## START SOURCE MATERIAL
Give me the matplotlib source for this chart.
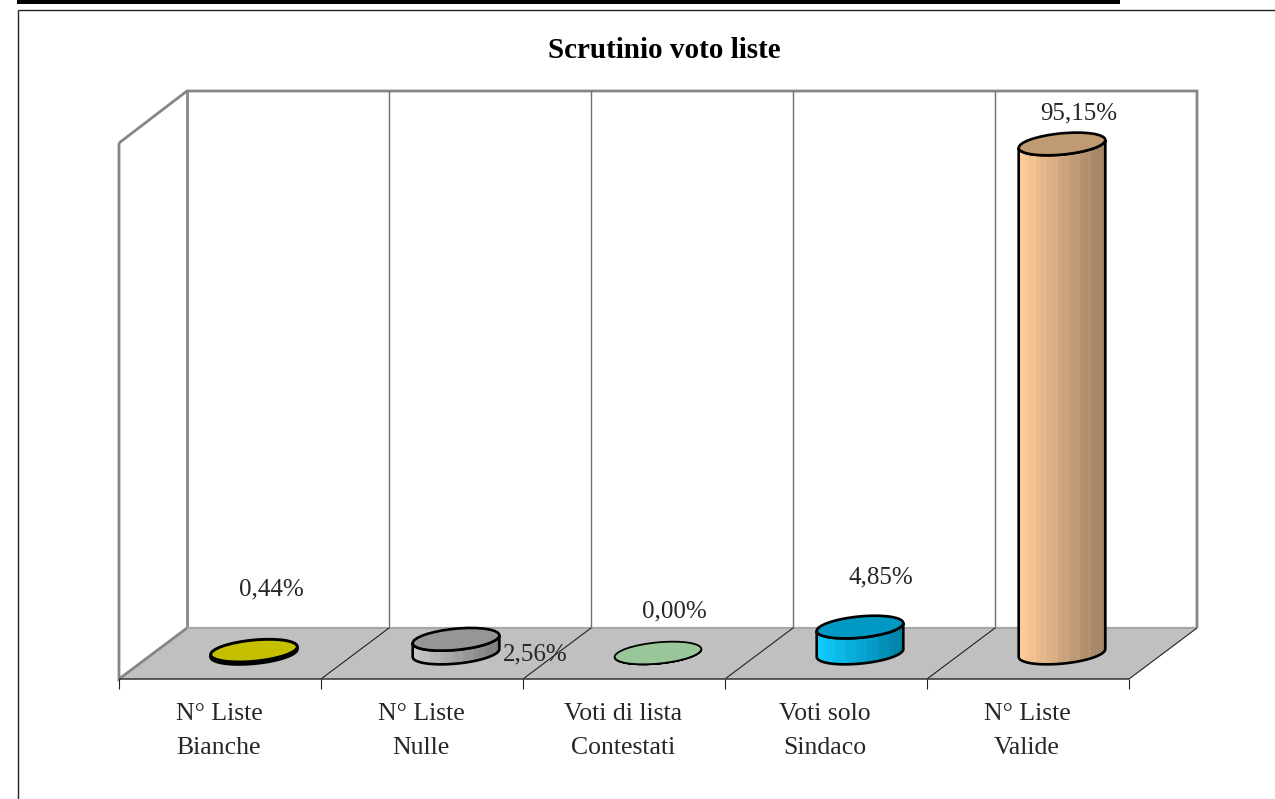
import numpy as np
import matplotlib
matplotlib.use("Agg")
import matplotlib.pyplot as plt
from matplotlib.colors import LinearSegmentedColormap
from matplotlib.patches import Polygon, Ellipse

categories = ["N° Liste\nBianche", "N° Liste\nNulle", "Voti di lista\nContestati",
              "Voti solo\nSindaco", "N° Liste\nValide"]
values = [0.44, 2.56, 0.00, 4.85, 95.15]
value_labels = ["0,44%", "2,56%", "0,00%", "4,85%", "95,15%"]
title = "Scrutinio voto liste"

# styles, one per bar: top, body left, body right
top_colors = ["#C4C000", "#969696", "#99C799", "#0099C4", "#C09A70"]
body_left = ["#E0DC00", "#C8C8C8", "#A8D8A8", "#0FCCFF", "#FFCC99"]
body_right = ["#8C8A00", "#7C7C7C", "#78A078", "#007FA3", "#9C8064"]
edge_widths = [2.1, 1.9, 1.3, 1.9, 1.9]

# label centres in pixels, chart frame in pixels
label_pos = [(271, 589), (535, 654), (674, 611), (881, 577), (1079, 113)]
front_x, back_x = 119, 187
front_y, back_y, wall_top = 679, 628, 91
cat_w = 202
depth_x, depth_y = back_x - front_x, front_y - back_y
px_per_pct = 5.35
base_y = 653
first_x = 254

GRAY = "#868686"
TEXT = "#262626"

plt.rcParams["font.family"] = ["Liberation Serif", "DejaVu Serif"]

fig = plt.figure(figsize=(12.75, 7.99), dpi=100)
ax = fig.add_axes([0, 0, 1, 1])
ax.set_axis_off()


def line(xs, ys, color=GRAY, lw=1.5, z=2):
    ax.plot(xs, ys, color=color, lw=lw, solid_capstyle="butt", solid_joinstyle="miter", zorder=z)


# page rules and outer frame
line([17, 1120], [1.5, 1.5], "black", 2.9, 1)
line([18, 1275], [10, 10], "#222222", 1.0, 1)
line([18, 18], [10, 799], "#222222", 1.0, 1)

# floor
right_x = front_x + cat_w * len(values)
ax.add_patch(Polygon([(front_x, front_y), (back_x, back_y), (right_x + depth_x, back_y), (right_x, front_y)],
                     closed=True, fc="#C0C0C0", ec="none", zorder=1))

# walls
line([front_x, back_x, right_x + depth_x, right_x + depth_x], [143, wall_top, wall_top, back_y], GRAY, 2.0)
line([front_x, front_x, back_x], [143, front_y, back_y], GRAY, 2.0)
line([back_x, back_x], [wall_top, back_y], GRAY, 2.0)
line([back_x, right_x + depth_x], [back_y, back_y], "#A8A8A8", 1.6)

# grid lines and axis
for i in range(1, len(values)):
    gx = front_x + cat_w * i
    line([gx + depth_x, gx + depth_x], [wall_top, back_y], "#707070", 1.0)
    line([gx, gx + depth_x], [front_y, back_y], "#222222", 0.8, 3)
line([right_x, right_x + depth_x], [front_y, back_y], "#222222", 0.8, 3)
line([front_x, right_x], [front_y, front_y], "#333333", 1.1, 3)
for i in range(len(values) + 1):
    gx = front_x + cat_w * i
    line([gx, gx], [front_y, front_y + 10], "#222222", 0.8, 3)

# cylinders
a, b, theta = 43.5, 10.6, np.radians(-5.5)
t_r = np.arctan2(-b * np.sin(theta), a * np.cos(theta))
t = np.linspace(t_r, t_r + np.pi, 60)
arc_x = a * np.cos(t) * np.cos(theta) - b * np.sin(t) * np.sin(theta)
arc_y = a * np.cos(t) * np.sin(theta) + b * np.sin(t) * np.cos(theta)

for i, v in enumerate(values):
    cx = first_x + cat_w * i
    top_y = base_y - v * px_per_pct
    outline = np.vstack([np.c_[cx + arc_x, base_y + arc_y],
                         np.c_[cx + arc_x[::-1], top_y + arc_y[::-1]]])
    body = Polygon(outline, closed=True, fc="none", ec="black", lw=edge_widths[i], zorder=6)
    ax.add_patch(body)
    cmap = LinearSegmentedColormap.from_list("body", [body_left[i], body_right[i]])
    # vertical facets, every other one a touch lighter
    shade = np.linspace(0, 1, 24)
    shade[1::3] = np.clip(shade[1::3] - 0.06, 0, 1)
    img = ax.imshow(shade[None, :], cmap=cmap, vmin=0, vmax=1, aspect="auto", zorder=5, interpolation="nearest",
                    extent=(cx - 44, cx + 44, base_y + 15, top_y - 15))
    img.set_clip_path(Polygon(outline, closed=True, transform=ax.transData))
    ax.add_patch(Ellipse((cx, top_y), 2 * a, 2 * b, angle=np.degrees(theta),
                         fc=top_colors[i], ec="black", lw=edge_widths[i], zorder=7))
    ax.text(label_pos[i][0], label_pos[i][1], value_labels[i], ha="center", va="center",
            fontsize=18, color=TEXT, zorder=8)
    ax.text(cx - 35, 731, categories[i], ha="center", va="center", fontsize=18.5, color=TEXT,
            linespacing=1.7, zorder=8)

ax.text(664, 50, title, ha="center", va="center", fontsize=21, fontweight="bold", color="black")

ax.set_xlim(0, 1275)
ax.set_ylim(799, 0)
fig.savefig("out.png", dpi=100)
## END SOURCE MATERIAL
TO DO | Leave out the pictures and repeat the lines from the start of the material through the line with "edge_widths = [2.1, 1.9, 1.3, 1.9, 1.9]", inclusive.

CORRECT RESPONSE |
Give me the matplotlib source for this chart.
import numpy as np
import matplotlib
matplotlib.use("Agg")
import matplotlib.pyplot as plt
from matplotlib.colors import LinearSegmentedColormap
from matplotlib.patches import Polygon, Ellipse

categories = ["N° Liste\nBianche", "N° Liste\nNulle", "Voti di lista\nContestati",
              "Voti solo\nSindaco", "N° Liste\nValide"]
values = [0.44, 2.56, 0.00, 4.85, 95.15]
value_labels = ["0,44%", "2,56%", "0,00%", "4,85%", "95,15%"]
title = "Scrutinio voto liste"

# styles, one per bar: top, body left, body right
top_colors = ["#C4C000", "#969696", "#99C799", "#0099C4", "#C09A70"]
body_left = ["#E0DC00", "#C8C8C8", "#A8D8A8", "#0FCCFF", "#FFCC99"]
body_right = ["#8C8A00", "#7C7C7C", "#78A078", "#007FA3", "#9C8064"]
edge_widths = [2.1, 1.9, 1.3, 1.9, 1.9]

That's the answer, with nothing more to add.